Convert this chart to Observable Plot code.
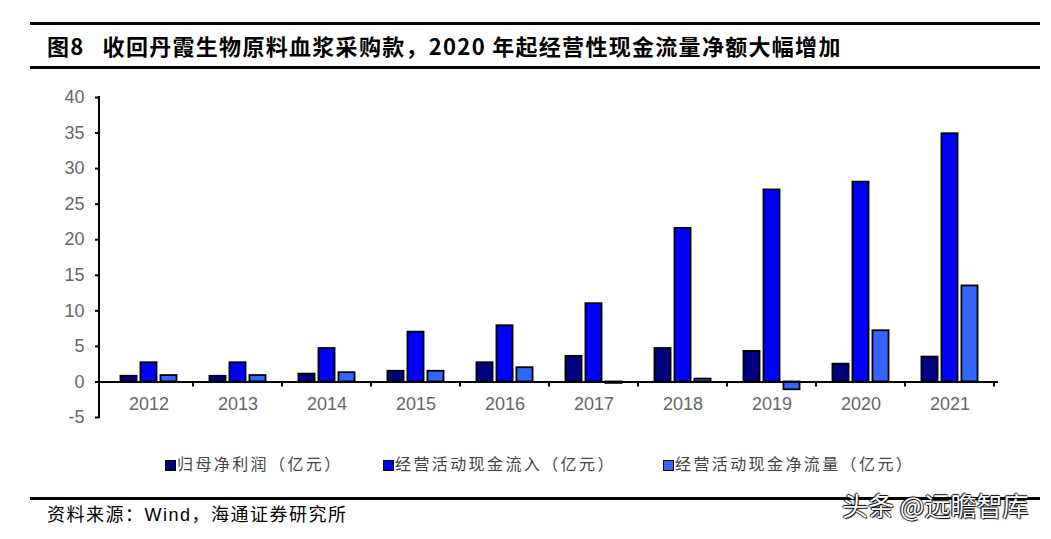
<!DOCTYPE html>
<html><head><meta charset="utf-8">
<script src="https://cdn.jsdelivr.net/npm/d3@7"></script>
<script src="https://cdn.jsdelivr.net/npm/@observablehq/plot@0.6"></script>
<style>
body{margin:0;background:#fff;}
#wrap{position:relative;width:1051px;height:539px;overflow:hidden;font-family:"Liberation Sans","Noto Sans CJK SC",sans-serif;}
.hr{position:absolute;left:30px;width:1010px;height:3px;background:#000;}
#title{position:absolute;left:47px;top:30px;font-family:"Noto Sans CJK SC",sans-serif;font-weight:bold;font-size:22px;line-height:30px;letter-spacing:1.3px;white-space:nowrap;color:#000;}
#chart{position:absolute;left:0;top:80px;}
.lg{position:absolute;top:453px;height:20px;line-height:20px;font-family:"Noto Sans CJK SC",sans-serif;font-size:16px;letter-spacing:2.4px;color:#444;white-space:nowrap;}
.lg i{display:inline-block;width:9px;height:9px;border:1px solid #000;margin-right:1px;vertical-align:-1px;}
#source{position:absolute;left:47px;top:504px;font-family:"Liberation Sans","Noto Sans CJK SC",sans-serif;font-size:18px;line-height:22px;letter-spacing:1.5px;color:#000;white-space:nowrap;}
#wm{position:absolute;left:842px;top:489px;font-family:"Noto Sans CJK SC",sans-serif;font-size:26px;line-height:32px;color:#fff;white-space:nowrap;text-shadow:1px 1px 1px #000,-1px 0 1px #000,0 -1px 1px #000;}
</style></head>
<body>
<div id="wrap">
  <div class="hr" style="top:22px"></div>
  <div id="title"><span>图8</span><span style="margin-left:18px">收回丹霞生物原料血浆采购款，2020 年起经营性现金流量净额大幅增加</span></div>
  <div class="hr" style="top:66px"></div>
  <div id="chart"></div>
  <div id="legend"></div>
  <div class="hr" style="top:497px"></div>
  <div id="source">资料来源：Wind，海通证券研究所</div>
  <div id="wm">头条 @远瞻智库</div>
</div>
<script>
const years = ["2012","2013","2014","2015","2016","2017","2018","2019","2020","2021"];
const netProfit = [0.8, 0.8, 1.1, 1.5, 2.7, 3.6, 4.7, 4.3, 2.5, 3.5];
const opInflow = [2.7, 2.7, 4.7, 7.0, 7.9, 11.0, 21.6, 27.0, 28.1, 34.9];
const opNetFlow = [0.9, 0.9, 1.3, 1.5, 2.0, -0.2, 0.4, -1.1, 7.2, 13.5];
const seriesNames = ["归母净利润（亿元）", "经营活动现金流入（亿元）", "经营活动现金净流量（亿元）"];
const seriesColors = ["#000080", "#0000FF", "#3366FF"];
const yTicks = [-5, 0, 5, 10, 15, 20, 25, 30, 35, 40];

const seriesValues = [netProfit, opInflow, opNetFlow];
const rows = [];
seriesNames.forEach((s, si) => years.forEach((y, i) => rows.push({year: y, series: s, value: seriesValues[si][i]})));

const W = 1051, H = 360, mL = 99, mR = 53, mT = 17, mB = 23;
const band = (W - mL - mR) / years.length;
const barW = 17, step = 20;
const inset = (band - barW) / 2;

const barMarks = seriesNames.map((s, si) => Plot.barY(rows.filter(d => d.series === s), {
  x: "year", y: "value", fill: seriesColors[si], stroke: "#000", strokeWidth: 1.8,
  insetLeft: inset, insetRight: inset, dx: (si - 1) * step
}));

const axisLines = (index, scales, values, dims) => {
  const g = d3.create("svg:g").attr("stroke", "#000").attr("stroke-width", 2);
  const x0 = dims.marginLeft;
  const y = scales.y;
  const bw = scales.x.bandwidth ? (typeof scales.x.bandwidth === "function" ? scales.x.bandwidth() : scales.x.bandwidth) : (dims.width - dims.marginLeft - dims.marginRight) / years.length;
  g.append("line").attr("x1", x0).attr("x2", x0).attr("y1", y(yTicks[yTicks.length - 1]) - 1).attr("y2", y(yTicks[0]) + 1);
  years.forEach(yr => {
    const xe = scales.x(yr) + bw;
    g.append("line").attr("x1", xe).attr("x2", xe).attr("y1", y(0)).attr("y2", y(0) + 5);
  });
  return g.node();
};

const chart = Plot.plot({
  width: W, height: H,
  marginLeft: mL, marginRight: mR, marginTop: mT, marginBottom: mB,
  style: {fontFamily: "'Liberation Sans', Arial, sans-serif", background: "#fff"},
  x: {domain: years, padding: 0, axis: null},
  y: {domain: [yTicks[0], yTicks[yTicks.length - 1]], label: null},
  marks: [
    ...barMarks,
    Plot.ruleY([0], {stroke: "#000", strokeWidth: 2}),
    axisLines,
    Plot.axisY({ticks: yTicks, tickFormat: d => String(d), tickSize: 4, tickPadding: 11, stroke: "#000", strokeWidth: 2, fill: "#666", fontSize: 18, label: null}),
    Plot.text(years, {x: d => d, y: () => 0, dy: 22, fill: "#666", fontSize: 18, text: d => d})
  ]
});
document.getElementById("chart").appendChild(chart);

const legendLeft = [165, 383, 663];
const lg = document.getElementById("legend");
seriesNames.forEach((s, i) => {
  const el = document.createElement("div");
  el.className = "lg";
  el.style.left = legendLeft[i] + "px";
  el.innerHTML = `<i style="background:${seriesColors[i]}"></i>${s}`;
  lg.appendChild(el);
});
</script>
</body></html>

**Your task**
Every line is to be duplicated exactly, though pictures stay out.

**Solution for this exercise**
Convert this chart to Observable Plot code.
<!DOCTYPE html>
<html><head><meta charset="utf-8">
<script src="https://cdn.jsdelivr.net/npm/d3@7"></script>
<script src="https://cdn.jsdelivr.net/npm/@observablehq/plot@0.6"></script>
<style>
body{margin:0;background:#fff;}
#wrap{position:relative;width:1051px;height:539px;overflow:hidden;font-family:"Liberation Sans","Noto Sans CJK SC",sans-serif;}
.hr{position:absolute;left:30px;width:1010px;height:3px;background:#000;}
#title{position:absolute;left:47px;top:30px;font-family:"Noto Sans CJK SC",sans-serif;font-weight:bold;font-size:22px;line-height:30px;letter-spacing:1.3px;white-space:nowrap;color:#000;}
#chart{position:absolute;left:0;top:80px;}
.lg{position:absolute;top:453px;height:20px;line-height:20px;font-family:"Noto Sans CJK SC",sans-serif;font-size:16px;letter-spacing:2.4px;color:#444;white-space:nowrap;}
.lg i{display:inline-block;width:9px;height:9px;border:1px solid #000;margin-right:1px;vertical-align:-1px;}
#source{position:absolute;left:47px;top:504px;font-family:"Liberation Sans","Noto Sans CJK SC",sans-serif;font-size:18px;line-height:22px;letter-spacing:1.5px;color:#000;white-space:nowrap;}
#wm{position:absolute;left:842px;top:489px;font-family:"Noto Sans CJK SC",sans-serif;font-size:26px;line-height:32px;color:#fff;white-space:nowrap;text-shadow:1px 1px 1px #000,-1px 0 1px #000,0 -1px 1px #000;}
</style></head>
<body>
<div id="wrap">
  <div class="hr" style="top:22px"></div>
  <div id="title"><span>图8</span><span style="margin-left:18px">收回丹霞生物原料血浆采购款，2020 年起经营性现金流量净额大幅增加</span></div>
  <div class="hr" style="top:66px"></div>
  <div id="chart"></div>
  <div id="legend"></div>
  <div class="hr" style="top:497px"></div>
  <div id="source">资料来源：Wind，海通证券研究所</div>
  <div id="wm">头条 @远瞻智库</div>
</div>
<script>
const years = ["2012","2013","2014","2015","2016","2017","2018","2019","2020","2021"];
const netProfit = [0.8, 0.8, 1.1, 1.5, 2.7, 3.6, 4.7, 4.3, 2.5, 3.5];
const opInflow = [2.7, 2.7, 4.7, 7.0, 7.9, 11.0, 21.6, 27.0, 28.1, 34.9];
const opNetFlow = [0.9, 0.9, 1.3, 1.5, 2.0, -0.2, 0.4, -1.1, 7.2, 13.5];
const seriesNames = ["归母净利润（亿元）", "经营活动现金流入（亿元）", "经营活动现金净流量（亿元）"];
const seriesColors = ["#000080", "#0000FF", "#3366FF"];
const yTicks = [-5, 0, 5, 10, 15, 20, 25, 30, 35, 40];

const seriesValues = [netProfit, opInflow, opNetFlow];
const rows = [];
seriesNames.forEach((s, si) => years.forEach((y, i) => rows.push({year: y, series: s, value: seriesValues[si][i]})));

const W = 1051, H = 360, mL = 99, mR = 53, mT = 17, mB = 23;
const band = (W - mL - mR) / years.length;
const barW = 17, step = 20;
const inset = (band - barW) / 2;

const barMarks = seriesNames.map((s, si) => Plot.barY(rows.filter(d => d.series === s), {
  x: "year", y: "value", fill: seriesColors[si], stroke: "#000", strokeWidth: 1.8,
  insetLeft: inset, insetRight: inset, dx: (si - 1) * step
}));

const axisLines = (index, scales, values, dims) => {
  const g = d3.create("svg:g").attr("stroke", "#000").attr("stroke-width", 2);
  const x0 = dims.marginLeft;
  const y = scales.y;
  const bw = scales.x.bandwidth ? (typeof scales.x.bandwidth === "function" ? scales.x.bandwidth() : scales.x.bandwidth) : (dims.width - dims.marginLeft - dims.marginRight) / years.length;
  g.append("line").attr("x1", x0).attr("x2", x0).attr("y1", y(yTicks[yTicks.length - 1]) - 1).attr("y2", y(yTicks[0]) + 1);
  years.forEach(yr => {
    const xe = scales.x(yr) + bw;
    g.append("line").attr("x1", xe).attr("x2", xe).attr("y1", y(0)).attr("y2", y(0) + 5);
  });
  return g.node();
};

const chart = Plot.plot({
  width: W, height: H,
  marginLeft: mL, marginRight: mR, marginTop: mT, marginBottom: mB,
  style: {fontFamily: "'Liberation Sans', Arial, sans-serif", background: "#fff"},
  x: {domain: years, padding: 0, axis: null},
  y: {domain: [yTicks[0], yTicks[yTicks.length - 1]], label: null},
  marks: [
    ...barMarks,
    Plot.ruleY([0], {stroke: "#000", strokeWidth: 2}),
    axisLines,
    Plot.axisY({ticks: yTicks, tickFormat: d => String(d), tickSize: 4, tickPadding: 11, stroke: "#000", strokeWidth: 2, fill: "#666", fontSize: 18, label: null}),
    Plot.text(years, {x: d => d, y: () => 0, dy: 22, fill: "#666", fontSize: 18, text: d => d})
  ]
});
document.getElementById("chart").appendChild(chart);

const legendLeft = [165, 383, 663];
const lg = document.getElementById("legend");
seriesNames.forEach((s, i) => {
  const el = document.createElement("div");
  el.className = "lg";
  el.style.left = legendLeft[i] + "px";
  el.innerHTML = `<i style="background:${seriesColors[i]}"></i>${s}`;
  lg.appendChild(el);
});
</script>
</body></html>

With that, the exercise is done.